Blockbuster: A case study in churn
Blockbuster once had everything: market share, stores on every corner, and global brand recognition.
But they missed one thing: shifting customer behavior.
They assumed people would keep driving to their stores every Friday night to rent DVDs. Meanwhile, customers started drifting, first to mail-order DVDs, then to streaming, then to any option that was easier than leaving home.
By the time Blockbuster noticed the shift, it was too late. Churn had been eating away at their customer base long before they officially closed their doors.
Netflix: A case study in retention
Now compare that to Netflix.
Netflix has always obsessed over retention. They understand that subscribers aren’t a vanity metric, they’re a recurring revenue lifeline. Every feature, from personalized recommendations to auto-play to push notifications, is designed to keep people engaged and coming back.
Their AI doesn’t just log what you’ve watched, it predicts what you’ll want next. When you log in, there’s always something waiting for you, tailored to your tastes.

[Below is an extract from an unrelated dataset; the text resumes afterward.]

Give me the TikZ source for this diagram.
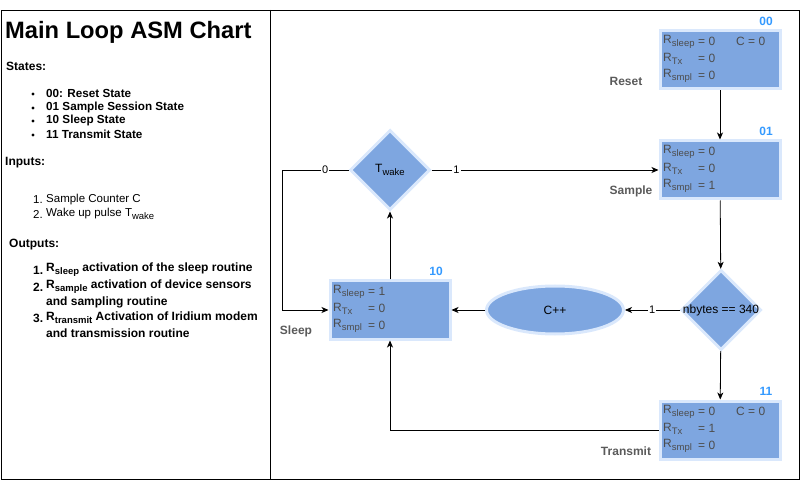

That’s not luck. That’s a retention-first mindset.
The numbers don’t lie
Research shows that reducing churn by just 5% can increase profits by 25–95%. Yet most businesses still spend 10x more on acquisition than they do on retention.
It’s like pouring water into a leaky bucket and wondering why it never fills.
The lesson for businesses
If you’re not measuring churn, you’re already losing.
Retention isn’t optional. It’s the difference between Netflix and Blockbuster. Between thriving… and becoming a case study.